* [Figure scripts]:
:::::

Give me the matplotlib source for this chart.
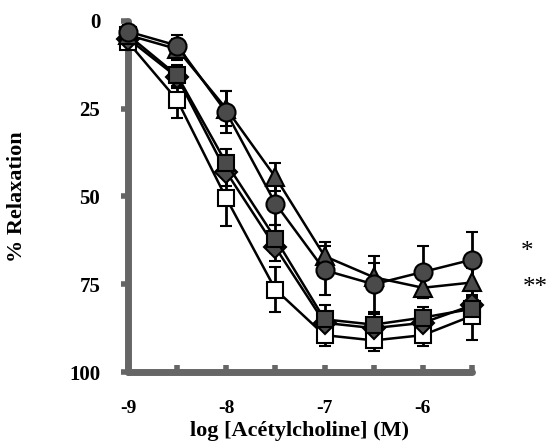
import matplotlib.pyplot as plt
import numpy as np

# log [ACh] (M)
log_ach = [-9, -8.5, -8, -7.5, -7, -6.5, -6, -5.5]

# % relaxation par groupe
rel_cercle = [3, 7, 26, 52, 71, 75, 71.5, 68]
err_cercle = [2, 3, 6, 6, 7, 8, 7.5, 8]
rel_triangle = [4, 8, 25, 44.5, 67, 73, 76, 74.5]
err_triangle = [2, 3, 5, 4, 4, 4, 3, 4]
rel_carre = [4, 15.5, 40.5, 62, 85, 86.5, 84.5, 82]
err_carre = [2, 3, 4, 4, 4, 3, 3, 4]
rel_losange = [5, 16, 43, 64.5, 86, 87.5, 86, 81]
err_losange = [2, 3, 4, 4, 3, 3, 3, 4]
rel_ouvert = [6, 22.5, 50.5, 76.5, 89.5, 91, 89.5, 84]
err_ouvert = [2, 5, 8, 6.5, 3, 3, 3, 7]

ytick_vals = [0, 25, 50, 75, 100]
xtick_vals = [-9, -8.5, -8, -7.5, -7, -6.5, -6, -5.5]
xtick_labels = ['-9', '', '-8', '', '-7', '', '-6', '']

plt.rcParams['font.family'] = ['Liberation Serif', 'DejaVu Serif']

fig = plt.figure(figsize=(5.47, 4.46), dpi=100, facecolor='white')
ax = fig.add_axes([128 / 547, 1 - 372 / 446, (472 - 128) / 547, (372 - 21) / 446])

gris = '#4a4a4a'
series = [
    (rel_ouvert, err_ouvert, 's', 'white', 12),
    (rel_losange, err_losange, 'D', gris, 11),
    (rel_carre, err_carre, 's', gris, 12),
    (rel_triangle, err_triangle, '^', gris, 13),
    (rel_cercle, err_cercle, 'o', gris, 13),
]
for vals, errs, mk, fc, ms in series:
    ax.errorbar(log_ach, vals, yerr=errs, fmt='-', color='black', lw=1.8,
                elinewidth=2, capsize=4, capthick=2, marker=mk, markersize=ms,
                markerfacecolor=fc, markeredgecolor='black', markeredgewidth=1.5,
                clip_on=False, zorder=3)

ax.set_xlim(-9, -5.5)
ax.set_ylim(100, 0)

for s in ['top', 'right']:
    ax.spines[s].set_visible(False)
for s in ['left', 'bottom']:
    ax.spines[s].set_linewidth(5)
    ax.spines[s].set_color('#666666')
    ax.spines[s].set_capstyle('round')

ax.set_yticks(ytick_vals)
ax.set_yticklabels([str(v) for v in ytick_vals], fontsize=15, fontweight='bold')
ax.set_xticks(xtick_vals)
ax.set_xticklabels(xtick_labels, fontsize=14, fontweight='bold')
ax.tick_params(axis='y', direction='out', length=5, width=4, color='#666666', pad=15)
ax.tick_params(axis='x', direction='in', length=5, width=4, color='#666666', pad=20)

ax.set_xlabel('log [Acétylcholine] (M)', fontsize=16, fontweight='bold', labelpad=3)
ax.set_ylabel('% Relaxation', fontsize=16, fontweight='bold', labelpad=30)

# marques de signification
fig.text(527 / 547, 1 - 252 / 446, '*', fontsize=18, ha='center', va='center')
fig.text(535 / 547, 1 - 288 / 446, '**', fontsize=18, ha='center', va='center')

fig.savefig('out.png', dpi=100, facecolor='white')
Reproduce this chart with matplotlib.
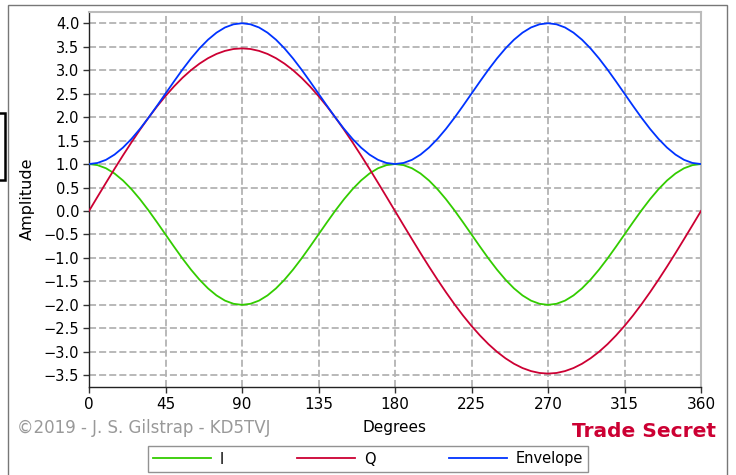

:::::

* [Objective]: Retype the entries word for word. Omit any images.

* [Full output]:
Give me the matplotlib source for this chart.
import matplotlib.pyplot as plt
import numpy as np

# log [ACh] (M)
log_ach = [-9, -8.5, -8, -7.5, -7, -6.5, -6, -5.5]

# % relaxation par groupe
rel_cercle = [3, 7, 26, 52, 71, 75, 71.5, 68]
err_cercle = [2, 3, 6, 6, 7, 8, 7.5, 8]
rel_triangle = [4, 8, 25, 44.5, 67, 73, 76, 74.5]
err_triangle = [2, 3, 5, 4, 4, 4, 3, 4]
rel_carre = [4, 15.5, 40.5, 62, 85, 86.5, 84.5, 82]
err_carre = [2, 3, 4, 4, 4, 3, 3, 4]
rel_losange = [5, 16, 43, 64.5, 86, 87.5, 86, 81]
err_losange = [2, 3, 4, 4, 3, 3, 3, 4]
rel_ouvert = [6, 22.5, 50.5, 76.5, 89.5, 91, 89.5, 84]
err_ouvert = [2, 5, 8, 6.5, 3, 3, 3, 7]

ytick_vals = [0, 25, 50, 75, 100]
xtick_vals = [-9, -8.5, -8, -7.5, -7, -6.5, -6, -5.5]
xtick_labels = ['-9', '', '-8', '', '-7', '', '-6', '']

plt.rcParams['font.family'] = ['Liberation Serif', 'DejaVu Serif']

fig = plt.figure(figsize=(5.47, 4.46), dpi=100, facecolor='white')
ax = fig.add_axes([128 / 547, 1 - 372 / 446, (472 - 128) / 547, (372 - 21) / 446])

gris = '#4a4a4a'
series = [
    (rel_ouvert, err_ouvert, 's', 'white', 12),
    (rel_losange, err_losange, 'D', gris, 11),
    (rel_carre, err_carre, 's', gris, 12),
    (rel_triangle, err_triangle, '^', gris, 13),
    (rel_cercle, err_cercle, 'o', gris, 13),
]
for vals, errs, mk, fc, ms in series:
    ax.errorbar(log_ach, vals, yerr=errs, fmt='-', color='black', lw=1.8,
                elinewidth=2, capsize=4, capthick=2, marker=mk, markersize=ms,
                markerfacecolor=fc, markeredgecolor='black', markeredgewidth=1.5,
                clip_on=False, zorder=3)

ax.set_xlim(-9, -5.5)
ax.set_ylim(100, 0)

for s in ['top', 'right']:
    ax.spines[s].set_visible(False)
for s in ['left', 'bottom']:
    ax.spines[s].set_linewidth(5)
    ax.spines[s].set_color('#666666')
    ax.spines[s].set_capstyle('round')

ax.set_yticks(ytick_vals)
ax.set_yticklabels([str(v) for v in ytick_vals], fontsize=15, fontweight='bold')
ax.set_xticks(xtick_vals)
ax.set_xticklabels(xtick_labels, fontsize=14, fontweight='bold')
ax.tick_params(axis='y', direction='out', length=5, width=4, color='#666666', pad=15)
ax.tick_params(axis='x', direction='in', length=5, width=4, color='#666666', pad=20)

ax.set_xlabel('log [Acétylcholine] (M)', fontsize=16, fontweight='bold', labelpad=3)
ax.set_ylabel('% Relaxation', fontsize=16, fontweight='bold', labelpad=30)

# marques de signification
fig.text(527 / 547, 1 - 252 / 446, '*', fontsize=18, ha='center', va='center')
fig.text(535 / 547, 1 - 288 / 446, '**', fontsize=18, ha='center', va='center')

fig.savefig('out.png', dpi=100, facecolor='white')
Reproduce this chart with matplotlib.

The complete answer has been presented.